begin Data in this exercise

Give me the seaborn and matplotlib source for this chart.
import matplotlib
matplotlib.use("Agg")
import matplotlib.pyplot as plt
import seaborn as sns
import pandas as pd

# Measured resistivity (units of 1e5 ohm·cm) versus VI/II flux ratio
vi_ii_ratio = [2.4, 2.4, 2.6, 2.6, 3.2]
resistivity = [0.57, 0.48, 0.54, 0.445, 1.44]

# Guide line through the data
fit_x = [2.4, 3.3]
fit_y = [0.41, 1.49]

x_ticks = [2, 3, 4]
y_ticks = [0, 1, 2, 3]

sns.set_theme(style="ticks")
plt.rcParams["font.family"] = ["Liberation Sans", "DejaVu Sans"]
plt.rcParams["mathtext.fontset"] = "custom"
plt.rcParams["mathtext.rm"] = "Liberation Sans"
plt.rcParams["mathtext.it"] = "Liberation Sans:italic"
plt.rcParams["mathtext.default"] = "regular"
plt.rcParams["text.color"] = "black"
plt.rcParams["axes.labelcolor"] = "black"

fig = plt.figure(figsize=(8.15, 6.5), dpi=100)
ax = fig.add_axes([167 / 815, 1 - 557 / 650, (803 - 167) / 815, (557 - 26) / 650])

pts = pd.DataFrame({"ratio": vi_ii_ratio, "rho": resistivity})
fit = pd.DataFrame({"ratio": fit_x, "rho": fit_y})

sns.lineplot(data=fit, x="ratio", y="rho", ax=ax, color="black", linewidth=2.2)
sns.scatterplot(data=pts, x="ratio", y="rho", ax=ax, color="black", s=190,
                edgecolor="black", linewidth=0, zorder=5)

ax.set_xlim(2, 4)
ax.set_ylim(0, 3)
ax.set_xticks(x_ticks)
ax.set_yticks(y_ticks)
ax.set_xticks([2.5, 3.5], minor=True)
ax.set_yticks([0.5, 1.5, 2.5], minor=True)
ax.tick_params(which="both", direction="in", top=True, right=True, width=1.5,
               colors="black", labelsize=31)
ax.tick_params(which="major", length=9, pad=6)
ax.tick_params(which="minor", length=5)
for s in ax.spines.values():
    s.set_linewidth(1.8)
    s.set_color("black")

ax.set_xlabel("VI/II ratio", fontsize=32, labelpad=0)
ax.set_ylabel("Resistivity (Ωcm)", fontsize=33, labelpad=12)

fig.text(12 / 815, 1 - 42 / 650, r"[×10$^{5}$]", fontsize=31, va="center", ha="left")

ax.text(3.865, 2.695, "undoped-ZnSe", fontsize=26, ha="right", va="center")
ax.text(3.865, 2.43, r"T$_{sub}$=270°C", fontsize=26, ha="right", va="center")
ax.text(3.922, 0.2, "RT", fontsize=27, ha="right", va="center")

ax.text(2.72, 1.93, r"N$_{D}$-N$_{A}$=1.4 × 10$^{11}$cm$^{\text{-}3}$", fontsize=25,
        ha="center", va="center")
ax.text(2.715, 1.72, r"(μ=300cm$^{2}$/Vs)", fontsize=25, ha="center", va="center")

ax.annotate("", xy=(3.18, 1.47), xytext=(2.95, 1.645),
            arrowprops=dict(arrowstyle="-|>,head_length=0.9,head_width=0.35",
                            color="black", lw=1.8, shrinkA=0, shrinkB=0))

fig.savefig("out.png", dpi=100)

end Data in this exercise
begin Data in this exercise

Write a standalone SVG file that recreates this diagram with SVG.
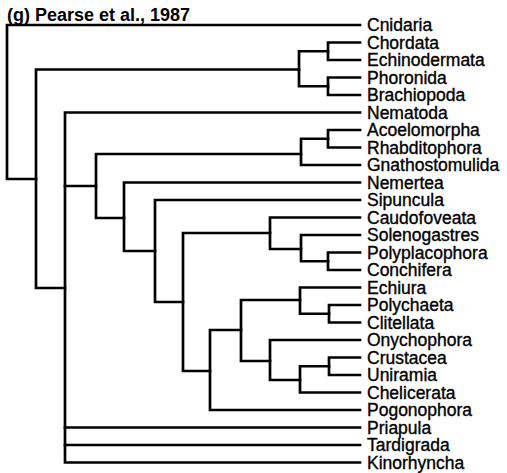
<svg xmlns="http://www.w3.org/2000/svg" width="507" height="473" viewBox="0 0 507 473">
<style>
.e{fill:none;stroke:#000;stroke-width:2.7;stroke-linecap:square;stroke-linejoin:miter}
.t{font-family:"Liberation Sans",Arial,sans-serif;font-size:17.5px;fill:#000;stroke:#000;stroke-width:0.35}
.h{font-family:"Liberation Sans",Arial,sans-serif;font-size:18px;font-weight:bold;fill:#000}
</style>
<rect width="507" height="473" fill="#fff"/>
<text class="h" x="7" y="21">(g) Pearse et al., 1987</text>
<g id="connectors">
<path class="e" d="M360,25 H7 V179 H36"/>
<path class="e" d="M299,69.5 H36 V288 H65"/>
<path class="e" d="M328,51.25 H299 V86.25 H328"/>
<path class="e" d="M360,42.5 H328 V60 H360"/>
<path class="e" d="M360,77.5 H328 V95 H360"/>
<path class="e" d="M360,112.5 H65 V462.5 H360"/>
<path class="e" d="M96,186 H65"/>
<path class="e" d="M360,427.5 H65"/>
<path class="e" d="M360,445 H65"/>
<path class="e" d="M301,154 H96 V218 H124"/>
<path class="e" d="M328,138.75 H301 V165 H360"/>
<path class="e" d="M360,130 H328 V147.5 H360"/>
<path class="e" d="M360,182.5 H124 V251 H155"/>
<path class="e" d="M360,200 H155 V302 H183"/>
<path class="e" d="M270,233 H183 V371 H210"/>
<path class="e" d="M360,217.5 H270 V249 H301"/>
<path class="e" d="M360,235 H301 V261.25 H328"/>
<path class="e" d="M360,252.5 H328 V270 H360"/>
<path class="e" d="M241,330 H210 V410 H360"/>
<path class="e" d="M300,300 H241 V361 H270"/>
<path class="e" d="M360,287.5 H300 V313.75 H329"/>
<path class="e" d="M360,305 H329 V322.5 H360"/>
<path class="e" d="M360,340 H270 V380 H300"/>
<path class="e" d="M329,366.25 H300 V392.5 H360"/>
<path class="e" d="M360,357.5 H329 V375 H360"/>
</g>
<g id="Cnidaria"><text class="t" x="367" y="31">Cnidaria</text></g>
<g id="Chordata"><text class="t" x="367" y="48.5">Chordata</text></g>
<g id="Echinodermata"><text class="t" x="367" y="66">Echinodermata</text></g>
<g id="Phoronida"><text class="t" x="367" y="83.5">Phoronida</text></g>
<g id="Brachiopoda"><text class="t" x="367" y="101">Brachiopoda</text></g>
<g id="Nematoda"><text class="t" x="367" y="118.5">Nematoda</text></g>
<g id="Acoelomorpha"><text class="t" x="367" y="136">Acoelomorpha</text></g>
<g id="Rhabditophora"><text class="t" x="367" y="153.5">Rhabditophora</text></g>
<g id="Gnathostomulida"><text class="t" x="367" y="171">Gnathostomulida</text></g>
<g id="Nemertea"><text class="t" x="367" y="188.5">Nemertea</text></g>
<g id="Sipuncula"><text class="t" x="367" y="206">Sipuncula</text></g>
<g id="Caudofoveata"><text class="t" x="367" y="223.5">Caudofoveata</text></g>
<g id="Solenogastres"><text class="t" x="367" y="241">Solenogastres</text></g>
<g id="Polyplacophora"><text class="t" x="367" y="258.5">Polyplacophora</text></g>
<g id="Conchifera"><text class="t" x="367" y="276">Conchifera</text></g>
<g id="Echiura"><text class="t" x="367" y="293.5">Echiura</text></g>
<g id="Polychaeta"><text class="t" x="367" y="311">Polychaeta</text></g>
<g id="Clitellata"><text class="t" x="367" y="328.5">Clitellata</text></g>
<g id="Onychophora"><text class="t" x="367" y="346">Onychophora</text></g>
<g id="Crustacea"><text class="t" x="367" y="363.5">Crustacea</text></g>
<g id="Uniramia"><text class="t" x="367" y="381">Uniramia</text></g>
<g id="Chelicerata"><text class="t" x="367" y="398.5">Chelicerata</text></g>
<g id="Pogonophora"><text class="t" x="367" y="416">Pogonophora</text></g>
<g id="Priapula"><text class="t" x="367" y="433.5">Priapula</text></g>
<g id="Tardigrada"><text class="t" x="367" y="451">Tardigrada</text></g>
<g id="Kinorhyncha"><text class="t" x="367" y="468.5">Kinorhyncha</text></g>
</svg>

end Data in this exercise

» Given task:
Take every line above carrying "matplotlib" and return it.

» Task response:
Give me the seaborn and matplotlib source for this chart.
import matplotlib
matplotlib.use("Agg")
import matplotlib.pyplot as plt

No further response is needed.